» Description of the task
Images are not part of the copy; transcribe all the data exactly.

» Dataset records
◇ ◇ ◇ ◇ ◇ ◇ ◇

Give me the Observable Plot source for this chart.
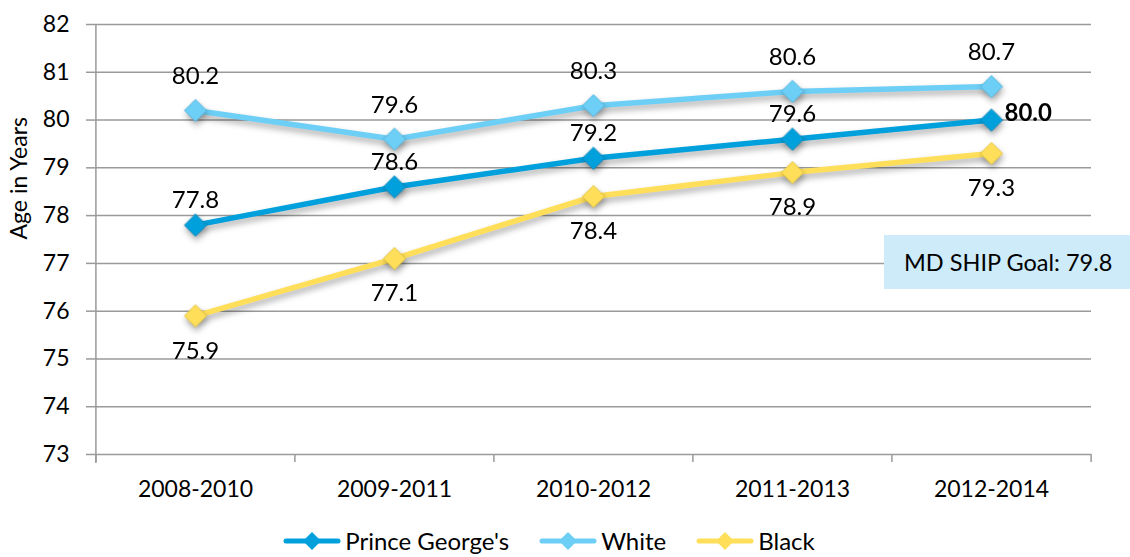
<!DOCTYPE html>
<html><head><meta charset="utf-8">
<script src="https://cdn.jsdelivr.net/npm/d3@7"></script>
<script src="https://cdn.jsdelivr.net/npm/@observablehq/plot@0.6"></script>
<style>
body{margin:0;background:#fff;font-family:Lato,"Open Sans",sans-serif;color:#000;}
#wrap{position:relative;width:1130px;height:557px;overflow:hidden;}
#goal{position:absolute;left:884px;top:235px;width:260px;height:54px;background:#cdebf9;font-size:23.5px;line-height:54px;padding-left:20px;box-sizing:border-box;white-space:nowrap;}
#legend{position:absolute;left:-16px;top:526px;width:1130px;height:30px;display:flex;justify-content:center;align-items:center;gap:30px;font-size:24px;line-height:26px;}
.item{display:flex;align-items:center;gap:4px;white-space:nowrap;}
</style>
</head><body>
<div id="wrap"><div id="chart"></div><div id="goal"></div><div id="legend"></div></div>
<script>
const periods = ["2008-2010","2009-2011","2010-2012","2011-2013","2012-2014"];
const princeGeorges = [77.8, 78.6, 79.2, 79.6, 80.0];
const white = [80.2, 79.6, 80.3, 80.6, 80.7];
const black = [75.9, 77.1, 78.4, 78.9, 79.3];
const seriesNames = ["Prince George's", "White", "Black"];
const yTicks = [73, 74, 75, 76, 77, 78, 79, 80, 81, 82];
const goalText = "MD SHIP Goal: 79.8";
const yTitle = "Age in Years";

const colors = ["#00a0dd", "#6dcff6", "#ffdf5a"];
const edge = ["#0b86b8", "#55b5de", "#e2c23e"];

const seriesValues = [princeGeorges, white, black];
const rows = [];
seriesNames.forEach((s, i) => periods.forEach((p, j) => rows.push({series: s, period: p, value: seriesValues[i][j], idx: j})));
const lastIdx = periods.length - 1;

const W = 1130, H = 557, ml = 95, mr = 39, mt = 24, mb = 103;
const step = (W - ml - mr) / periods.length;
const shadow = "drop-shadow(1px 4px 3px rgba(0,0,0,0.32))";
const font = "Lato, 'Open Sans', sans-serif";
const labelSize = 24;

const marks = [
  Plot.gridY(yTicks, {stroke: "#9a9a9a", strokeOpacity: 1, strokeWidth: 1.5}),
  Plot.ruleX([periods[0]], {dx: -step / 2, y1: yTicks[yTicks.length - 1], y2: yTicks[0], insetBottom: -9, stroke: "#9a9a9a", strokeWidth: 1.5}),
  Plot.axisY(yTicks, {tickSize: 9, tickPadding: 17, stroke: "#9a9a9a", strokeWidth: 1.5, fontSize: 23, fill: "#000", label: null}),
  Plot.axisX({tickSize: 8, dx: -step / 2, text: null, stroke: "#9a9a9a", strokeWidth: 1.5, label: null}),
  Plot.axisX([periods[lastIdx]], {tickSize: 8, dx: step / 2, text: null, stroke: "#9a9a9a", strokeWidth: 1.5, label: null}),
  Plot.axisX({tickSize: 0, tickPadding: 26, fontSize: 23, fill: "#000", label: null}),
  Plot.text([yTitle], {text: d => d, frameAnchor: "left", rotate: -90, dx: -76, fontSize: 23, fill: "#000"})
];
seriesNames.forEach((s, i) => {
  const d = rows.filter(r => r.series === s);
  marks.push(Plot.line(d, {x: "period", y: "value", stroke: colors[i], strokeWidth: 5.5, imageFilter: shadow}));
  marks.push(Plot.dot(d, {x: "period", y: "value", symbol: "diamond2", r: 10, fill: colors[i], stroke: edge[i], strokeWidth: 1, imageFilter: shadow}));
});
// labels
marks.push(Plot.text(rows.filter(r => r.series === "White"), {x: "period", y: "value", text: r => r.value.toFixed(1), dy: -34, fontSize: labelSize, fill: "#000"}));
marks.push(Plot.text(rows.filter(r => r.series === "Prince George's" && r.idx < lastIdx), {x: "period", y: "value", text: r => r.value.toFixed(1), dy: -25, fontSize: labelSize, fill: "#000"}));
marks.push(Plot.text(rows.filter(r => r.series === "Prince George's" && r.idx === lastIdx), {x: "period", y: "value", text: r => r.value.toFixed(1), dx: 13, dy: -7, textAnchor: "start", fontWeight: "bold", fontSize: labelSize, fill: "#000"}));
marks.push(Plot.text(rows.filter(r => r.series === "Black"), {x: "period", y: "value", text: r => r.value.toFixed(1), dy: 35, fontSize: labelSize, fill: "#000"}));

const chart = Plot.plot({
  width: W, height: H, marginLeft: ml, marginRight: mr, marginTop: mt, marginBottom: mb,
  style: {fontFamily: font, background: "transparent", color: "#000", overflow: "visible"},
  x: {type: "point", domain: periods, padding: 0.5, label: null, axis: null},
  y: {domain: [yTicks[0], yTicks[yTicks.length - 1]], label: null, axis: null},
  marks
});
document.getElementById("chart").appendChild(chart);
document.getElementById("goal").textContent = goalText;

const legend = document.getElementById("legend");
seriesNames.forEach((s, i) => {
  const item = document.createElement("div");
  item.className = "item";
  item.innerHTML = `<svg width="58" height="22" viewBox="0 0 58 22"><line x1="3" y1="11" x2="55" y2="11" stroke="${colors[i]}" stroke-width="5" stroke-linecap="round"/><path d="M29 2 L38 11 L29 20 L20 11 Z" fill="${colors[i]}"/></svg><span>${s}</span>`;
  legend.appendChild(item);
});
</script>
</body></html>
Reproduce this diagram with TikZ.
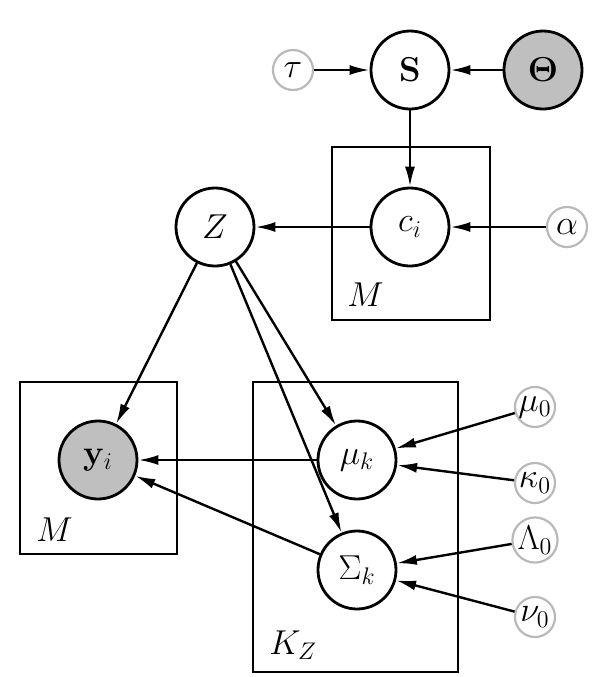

◇ ◇ ◇ ◇ ◇ ◇ ◇

» Written solution
Give me the Observable Plot source for this chart.
<!DOCTYPE html>
<html><head><meta charset="utf-8">
<script src="https://cdn.jsdelivr.net/npm/d3@7"></script>
<script src="https://cdn.jsdelivr.net/npm/@observablehq/plot@0.6"></script>
<style>
body{margin:0;background:#fff;font-family:Lato,"Open Sans",sans-serif;color:#000;}
#wrap{position:relative;width:1130px;height:557px;overflow:hidden;}
#goal{position:absolute;left:884px;top:235px;width:260px;height:54px;background:#cdebf9;font-size:23.5px;line-height:54px;padding-left:20px;box-sizing:border-box;white-space:nowrap;}
#legend{position:absolute;left:-16px;top:526px;width:1130px;height:30px;display:flex;justify-content:center;align-items:center;gap:30px;font-size:24px;line-height:26px;}
.item{display:flex;align-items:center;gap:4px;white-space:nowrap;}
</style>
</head><body>
<div id="wrap"><div id="chart"></div><div id="goal"></div><div id="legend"></div></div>
<script>
const periods = ["2008-2010","2009-2011","2010-2012","2011-2013","2012-2014"];
const princeGeorges = [77.8, 78.6, 79.2, 79.6, 80.0];
const white = [80.2, 79.6, 80.3, 80.6, 80.7];
const black = [75.9, 77.1, 78.4, 78.9, 79.3];
const seriesNames = ["Prince George's", "White", "Black"];
const yTicks = [73, 74, 75, 76, 77, 78, 79, 80, 81, 82];
const goalText = "MD SHIP Goal: 79.8";
const yTitle = "Age in Years";

const colors = ["#00a0dd", "#6dcff6", "#ffdf5a"];
const edge = ["#0b86b8", "#55b5de", "#e2c23e"];

const seriesValues = [princeGeorges, white, black];
const rows = [];
seriesNames.forEach((s, i) => periods.forEach((p, j) => rows.push({series: s, period: p, value: seriesValues[i][j], idx: j})));
const lastIdx = periods.length - 1;

const W = 1130, H = 557, ml = 95, mr = 39, mt = 24, mb = 103;
const step = (W - ml - mr) / periods.length;
const shadow = "drop-shadow(1px 4px 3px rgba(0,0,0,0.32))";
const font = "Lato, 'Open Sans', sans-serif";
const labelSize = 24;

const marks = [
  Plot.gridY(yTicks, {stroke: "#9a9a9a", strokeOpacity: 1, strokeWidth: 1.5}),
  Plot.ruleX([periods[0]], {dx: -step / 2, y1: yTicks[yTicks.length - 1], y2: yTicks[0], insetBottom: -9, stroke: "#9a9a9a", strokeWidth: 1.5}),
  Plot.axisY(yTicks, {tickSize: 9, tickPadding: 17, stroke: "#9a9a9a", strokeWidth: 1.5, fontSize: 23, fill: "#000", label: null}),
  Plot.axisX({tickSize: 8, dx: -step / 2, text: null, stroke: "#9a9a9a", strokeWidth: 1.5, label: null}),
  Plot.axisX([periods[lastIdx]], {tickSize: 8, dx: step / 2, text: null, stroke: "#9a9a9a", strokeWidth: 1.5, label: null}),
  Plot.axisX({tickSize: 0, tickPadding: 26, fontSize: 23, fill: "#000", label: null}),
  Plot.text([yTitle], {text: d => d, frameAnchor: "left", rotate: -90, dx: -76, fontSize: 23, fill: "#000"})
];
seriesNames.forEach((s, i) => {
  const d = rows.filter(r => r.series === s);
  marks.push(Plot.line(d, {x: "period", y: "value", stroke: colors[i], strokeWidth: 5.5, imageFilter: shadow}));
  marks.push(Plot.dot(d, {x: "period", y: "value", symbol: "diamond2", r: 10, fill: colors[i], stroke: edge[i], strokeWidth: 1, imageFilter: shadow}));
});
// labels
marks.push(Plot.text(rows.filter(r => r.series === "White"), {x: "period", y: "value", text: r => r.value.toFixed(1), dy: -34, fontSize: labelSize, fill: "#000"}));
marks.push(Plot.text(rows.filter(r => r.series === "Prince George's" && r.idx < lastIdx), {x: "period", y: "value", text: r => r.value.toFixed(1), dy: -25, fontSize: labelSize, fill: "#000"}));
marks.push(Plot.text(rows.filter(r => r.series === "Prince George's" && r.idx === lastIdx), {x: "period", y: "value", text: r => r.value.toFixed(1), dx: 13, dy: -7, textAnchor: "start", fontWeight: "bold", fontSize: labelSize, fill: "#000"}));
marks.push(Plot.text(rows.filter(r => r.series === "Black"), {x: "period", y: "value", text: r => r.value.toFixed(1), dy: 35, fontSize: labelSize, fill: "#000"}));

const chart = Plot.plot({
  width: W, height: H, marginLeft: ml, marginRight: mr, marginTop: mt, marginBottom: mb,
  style: {fontFamily: font, background: "transparent", color: "#000", overflow: "visible"},
  x: {type: "point", domain: periods, padding: 0.5, label: null, axis: null},
  y: {domain: [yTicks[0], yTicks[yTicks.length - 1]], label: null, axis: null},
  marks
});
document.getElementById("chart").appendChild(chart);
document.getElementById("goal").textContent = goalText;

const legend = document.getElementById("legend");
seriesNames.forEach((s, i) => {
  const item = document.createElement("div");
  item.className = "item";
  item.innerHTML = `<svg width="58" height="22" viewBox="0 0 58 22"><line x1="3" y1="11" x2="55" y2="11" stroke="${colors[i]}" stroke-width="5" stroke-linecap="round"/><path d="M29 2 L38 11 L29 20 L20 11 Z" fill="${colors[i]}"/></svg><span>${s}</span>`;
  legend.appendChild(item);
});
</script>
</body></html>
Reproduce this diagram with TikZ.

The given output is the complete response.